1 Critique donc chant (entretien avec J. Risset)
2 Heavenly Glory (trad. par J. Lesschaeve et H. Nathan)
3 La peinture par l'oreille
4 La méthode de Robert Motherwell (T.Q. n° 71-73, pas la version Art et Littérature)
5 Mondrian 25 ans après

Mais s'il y a possibilité de publication s.v.p. gardez « La compromission poétique » pour P. N. Review, c'est son vrai contexte. Ces 5 premiers textes font déjà un assez gros volume. Si les rédacteurs souhaitaient plus épais, il faudrait peut-être alors choisir parmi les textes plus… idéologiques. Je crois savoir que Stephen Bann vient prochainement à Paris dites-lui à l'occasion ce que vous pensez de tout cela et j'en parlerai avec lui. J'espère ne pas trop vous fatiguer avec ma graphie et mes commentaires. Donnez-moi de vos nouvelles quand vous avez un moment. La longueur de cette lettre vous dira à quel point je suis touché de l'attention que vous portez à mes écrits. En toute amitié. Merci.


Marcelin Pleynet


P.-S. Importance en effet des trad. de Mao par Philippe Sollers. Elles se sont faites quasiment devant moi.

Cette lettre a été initialement publiée dans le Courrier du centre international d'études poétiques, n°139-140, janvier-février 1981.

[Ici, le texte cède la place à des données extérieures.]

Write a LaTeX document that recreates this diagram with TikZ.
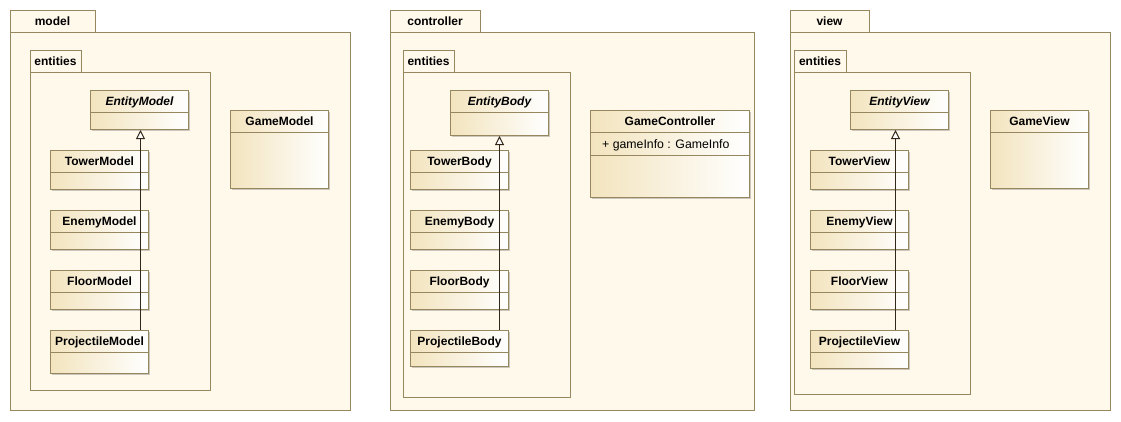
\documentclass[tikz,border=0pt]{standalone}
\usepackage{fontspec}
\setmainfont{Liberation Sans}
\usetikzlibrary{arrows.meta,calc,shadows}
\definecolor{pkgfill}{RGB}{255,249,235}
\definecolor{pkgline}{RGB}{150,135,95}
\definecolor{clsleft}{RGB}{243,228,190}
\definecolor{inkline}{RGB}{50,40,25}
\tikzset{
  pkg/.style={draw=pkgline, fill=pkgfill, line width=1pt, anchor=north west, inner sep=0pt},
  pkgtab/.style={pkg, font=\bfseries\fontsize{12}{14}\selectfont, anchor=center},
  cls/.style={draw=pkgline, line width=1pt, left color=clsleft, right color=white, anchor=north west, inner sep=0pt,
    drop shadow={shadow xshift=1.5pt, shadow yshift=-1.5pt, fill=black, opacity=0.2}},
  clsname/.style={font=\bfseries\fontsize{12}{14}\selectfont, inner sep=0pt, anchor=base},
  attr/.style={font=\fontsize{12.3}{14}\selectfont, inner sep=0pt, anchor=base west},
  divider/.style={draw=pkgline, line width=1pt},
  inh/.style={draw=inkline, line width=1pt, -{Triangle[length=9pt, width=9pt, fill=white]}}
}
% #1 name, #2 x, #3 y, #4 w, #5 h, #6 title
\newcommand\umlcls[6]{%
  \node[cls, minimum width=#4pt, minimum height=#5pt] (#1) at (#2,#3) {};
  \node[clsname] (#1-t) at ($(#1.north)+(0,15)$) {#6};
  \draw[divider] ($(#1.north west)+(0,22)$) -- ($(#1.north east)+(0,22)$);
}
\begin{document}
\begin{tikzpicture}[x=1pt,y=-1pt]
\useasboundingbox (0,0) rectangle (1121,421);

% ---------------- model ----------------
\node[pkg, minimum width=340pt, minimum height=378pt] (mbody) at (10,32) {};
\node[pkgtab, minimum width=85pt, minimum height=22pt] (mtab) at (52.5,21) {model};
\node[pkg, minimum width=180pt, minimum height=318pt] (mebody) at (30,72) {};
\node[pkgtab, minimum width=51pt, minimum height=22pt] (metab) at (55.5,61) {entities};
\umlcls{em}{90}{90}{98}{39}{\itshape EntityModel}
\umlcls{tm}{50}{150}{98}{39}{TowerModel}
\umlcls{enm}{50}{210}{98}{39}{EnemyModel}
\umlcls{fm}{50}{270}{98}{39}{FloorModel}
\umlcls{pm}{50}{330}{98}{43}{ProjectileModel}
\umlcls{gm}{230}{110}{98}{78}{GameModel}
\coordinate (mx) at ($(em.south)+(1,0)$);
\draw[inh] (pm.north -| mx) -- (mx);

% ---------------- controller ----------------
\node[pkg, minimum width=364pt, minimum height=378pt] (cbody) at (390,32) {};
\node[pkgtab, minimum width=90pt, minimum height=22pt] (ctab) at (435,21) {controller};
\node[pkg, minimum width=167pt, minimum height=325pt] (cebody) at (403,72) {};
\node[pkgtab, minimum width=51pt, minimum height=22pt] (cetab) at (428.5,61) {entities};
\umlcls{eb}{450}{90}{98}{45}{\itshape EntityBody}
\umlcls{tb}{410}{150}{98}{39}{TowerBody}
\umlcls{enb}{410}{210}{98}{39}{EnemyBody}
\umlcls{fb}{410}{270}{98}{39}{FloorBody}
\umlcls{pb}{410}{330}{98}{36}{ProjectileBody}
\umlcls{gc}{590}{110}{159}{87}{GameController}
\draw[divider] ($(gc.north west)+(0,45)$) -- ($(gc.north east)+(0,45)$);
\node[attr] (gcattr) at ($(gc.north west)+(12,38)$) {+ gameInfo : GameInfo};
\draw[inh] (pb.north -| eb.south) -- (eb.south);

% ---------------- view ----------------
\node[pkg, minimum width=320pt, minimum height=378pt] (vbody) at (790,32) {};
\node[pkgtab, minimum width=79pt, minimum height=22pt] (vtab) at (829.5,21) {view};
\node[pkg, minimum width=176pt, minimum height=322pt] (vebody) at (794,72) {};
\node[pkgtab, minimum width=52pt, minimum height=22pt] (vetab) at (820,61) {entities};
\umlcls{ev}{850}{90}{98}{39}{\itshape EntityView}
\umlcls{tv}{810}{150}{98}{39}{TowerView}
\umlcls{env}{810}{210}{98}{39}{EnemyView}
\umlcls{fv}{810}{270}{98}{39}{FloorView}
\umlcls{pv}{810}{330}{98}{38}{ProjectileView}
\umlcls{gv}{990}{110}{98}{78}{GameView}
\coordinate (vx) at ($(ev.south)+(-4,0)$);
\draw[inh] (pv.north -| vx) -- (vx);
\end{tikzpicture}
\end{document}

* Collaborateur de Poetry Nation Review (Manchester), Graham White est l'auteur de divers essais, entre autres sur William Burroughs, Juan Gris, Marcel Duchamp. Il a traduit en anglais plusieurs textes de Marcelin Pleynet, dont « La compromission poétique », « Le Surréalisme et la peinture », « Le Bauhaus et son enseignement », « Le tombeau de Pasolini ». La lettre que nous publions ici lui fut adressée alors qu'il préparait à l'Université de Cambridge une thèse : « Marcelin Pleynet : the voyage of poetic production ».